As I looked at her “super-sized” light blue water dish, I couldn’t figure out what to do with it. It was made of a heavy duty plastic, and seemed such a substantial thing to throw away, but I couldn’t imagine that I would be able to find anyone who’d want it, either. To pack it away in a box would be equally unreasonable. After some thought, I finally decided that I would plant some flowers in it. It was a nice way to recycle and remember at the same time!

The other activity I chose to engage in was writing a book about Bijoux. I learned so much from this little animal—there was so much give and take—that I felt I could honor her by writing about her.

Over the next week, I used a regular notebook to jot down a phrase that would jog my memory about every single thing I could remember about Bijoux. Although the initial purpose for writing everything down was the book, the act of making all of these notes actually helped my state of mind in a major way. When I finished writing everything I could, I felt enormously better.

On Friday, six days after Bijoux’s death, I left the house at 4:30 a.m. as usual, to teach my spin class. Driving down I-88, I was singing along with a song on the radio. A commercial followed, and I switched station. I was thrilled to hear a song that I hadn’t heard in a very, very long time. Suddenly, as I sang along, it occurred to me that it was “What You Need” by INXS, the group which we had seen in concert just before we brought Bijoux home—the group whose shirt Jim was wearing in that favorite photo of mine. I knew the song well, but felt as if I was hearing the lyrics for the very first time that morning. The words (copyright INXS) brought me to tears:

"Hey, here is the story
Forget about the trouble in life
Don't you know, it's not easy
When you gotta walk upon that line

That's why - You need
That's why - This is what you need
I'll give you what you need

Don't you get sad and lonely
You need a change from
What you do all day
Ain't no sense in all your crying
Just pick it up and throw it into shape

Hey you, won't you listen
This is not the end of it all
Don't you see there is a rhythm
I'll take you where you
Really need to be"



I find that there are two types of people in the world: people who believe that things happen for a reason, and people who deny any sense of mysticism or fate—they claim that whatever has mysteriously occurred is “strictly coincidence”. When I was younger, I would have belonged in the second group of people. However, as I have experienced more and more of life, my beliefs tend to fall into the former category. Depending upon which camp you’re in and how badly you like to argue about the ways of the world, this is where it could be possible to find comfort.

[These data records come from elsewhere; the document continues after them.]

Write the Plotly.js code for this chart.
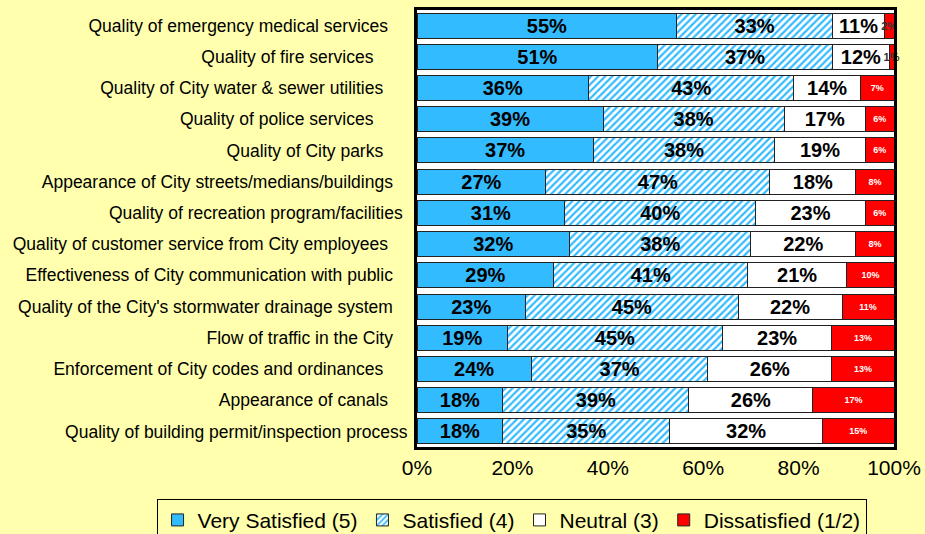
<!DOCTYPE html>
<html>
<head>
<meta charset="utf-8">
<script src="https://cdn.plot.ly/plotly-3.0.1.min.js"></script>
<style>html,body{margin:0;padding:0;background:#FFFFAD;}</style>
</head>
<body>
<div id="chart" style="width:925px;height:534px;"></div>
<script>
var NB = '\u00a0';
var categories = [
  'Quality of emergency medical services',
  'Quality of fire services',
  'Quality of City water & sewer utilities',
  'Quality of police services',
  'Quality of City parks',
  'Appearance of City streets/medians/buildings',
  'Quality of recreation program/facilities',
  'Quality of customer service from City employees',
  'Effectiveness of City communication with public',
  "Quality of the City's stormwater drainage system",
  'Flow of traffic in the City',
  'Enforcement of City codes and ordinances',
  'Appearance of canals',
  'Quality of building permit/inspection process'
];
var labelPad = [4, 7, 5, 7, 5, 3, 1, 4, 3, 3, 3, 5, 4, 0];
var verySatisfied = [55, 51, 36, 39, 37, 27, 31, 32, 29, 23, 19, 24, 18, 18];
var satisfied     = [33, 37, 43, 38, 38, 47, 40, 38, 41, 45, 45, 37, 39, 35];
var neutral       = [11, 12, 14, 17, 19, 18, 23, 22, 21, 22, 23, 26, 26, 32];
var dissatisfied  = [2, 1, 7, 6, 6, 8, 6, 8, 10, 11, 13, 13, 17, 15];
var seriesNames = ['Very Satisfied (5)', 'Satisfied (4)', 'Neutral (3)', 'Dissatisfied (1/2)'];

var yLabels = categories.map(function(c, i){ return c + NB.repeat(labelPad[i]); });
var font = 'Liberation Sans, Arial, Helvetica, sans-serif';
var outline = {color: '#222', width: 1};

function mk(vals, name, marker, tf, clip) {
  return {
    type: 'bar', orientation: 'h', name: name,
    x: vals, y: yLabels,
    marker: marker,
    text: vals.map(function(v){ return v + '%'; }),
    textposition: 'inside', insidetextanchor: 'middle', textangle: 0,
    constraintext: 'none', cliponaxis: clip,
    textfont: tf,
    hoverinfo: 'x+y+name'
  };
}
var bigText = {family: font, size: 20, color: '#000', weight: 'bold'};
var traces = [
  mk(verySatisfied, seriesNames[0], {color: '#33BBFF', line: outline}, bigText, true),
  mk(satisfied, seriesNames[1], {color: '#FFFFFF', line: outline,
      pattern: {shape: '/', fgcolor: '#33BBFF', bgcolor: '#FFFFFF', size: 5, solidity: 0.45}}, bigText, true),
  mk(neutral, seriesNames[2], {color: '#FFFFFF', line: outline}, bigText, true),
  mk(dissatisfied, seriesNames[3], {color: '#FF0000', line: outline}, {
      family: font, weight: 'bold',
      size: dissatisfied.map(function(v, i){ return i < 2 ? 11 : 9; }),
      color: dissatisfied.map(function(v, i){ return i < 2 ? '#333333' : '#FFFFFF'; })
  }, false)
];

var layout = {
  width: 925, height: 534,
  paper_bgcolor: '#FFFFAD', plot_bgcolor: '#FFFFFF',
  barmode: 'stack', barnorm: 'percent', bargap: 0.2,
  margin: {l: 417, r: 31, t: 10, b: 87, autoexpand: false},
  font: {family: font, color: '#000'},
  xaxis: {
    range: [0, 100], tickvals: [0, 20, 40, 60, 80, 100],
    ticktext: ['0%', '20%', '40%', '60%', '80%', '100%'],
    tickfont: {size: 21}, showgrid: false, zeroline: false,
    showline: true, mirror: true, linecolor: '#000', linewidth: 3,
    ticks: '', ticklabelstandoff: 0, fixedrange: true
  },
  yaxis: {
    autorange: 'reversed', tickfont: {size: 17.5},
    showline: true, mirror: true, linecolor: '#000', linewidth: 3,
    ticks: '', ticklabelstandoff: 3, showgrid: false, fixedrange: true
  },
  showlegend: true,
  legend: {
    orientation: 'h', x: -0.546, xanchor: 'left', y: -0.1185, yanchor: 'top',
    bgcolor: '#FFFFAD', bordercolor: '#000', borderwidth: 1,
    font: {size: 21}, traceorder: 'normal', itemwidth: 30
  }
};

Plotly.newPlot('chart', traces, layout, {displayModeBar: false, staticPlot: true});
</script>
</body>
</html>
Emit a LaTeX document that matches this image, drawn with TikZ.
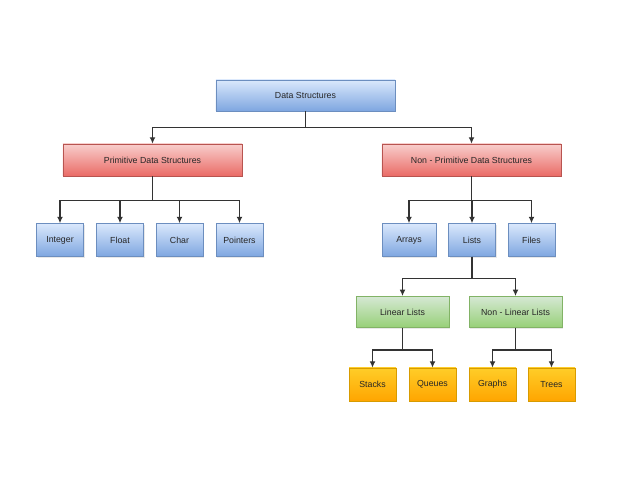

As I went through my day that Friday, completely excited because I felt as if I “got a sign” from Bijoux saying that she was okay, about half of the people I reported this to looked at me like I was completely nuts. I didn’t care, though: I felt so good. In order to recover from the grief I was experiencing, I grasped at anything that could be taken as a sign from Bijoux. Strangely, after not hearing “What You Need” on the radio for so long—perhaps years, or had I just not noticed it? —I heard it many times over the next two to three weeks.

One particularly spooky experience happened on a day when I was driving my car around a Naperville neighborhood, with a co-worker in the front passenger seat and Dylan and Jason in the back seat (school had let out for the day). We were distributing flyers for work and spent about an hour driving through residential areas that were close to the health club.

We turned a corner onto a new street, and noticed that there was a beagle whose leash was tied up in front of the second house on the right. The dog was adorable, and sleeping. Just as we drove by, his eyes popped open and he sat up, wagging his tail as he stared at us. A few minutes after that, “What You Need” came on the radio. We had to turn around eventually and pass the beagle’s house again, and when we did, he was still sitting there wagging his tail at us. Dylan and Jason got a kick out of this, and always listened for “Bijoux’s song” on the radio; I think it made them feel better, too.

Time heals all, they say, and something happened that I never dreamed would. I always said that I would never get another dog. After I spent the last several years of Bijoux’s life being on edge about her eventual death, and then actually going through those painful last months, weeks, days, hours, and minutes, I didn’t want to put my heart and soul “out there” for another dog. But another major wave of change was on its way.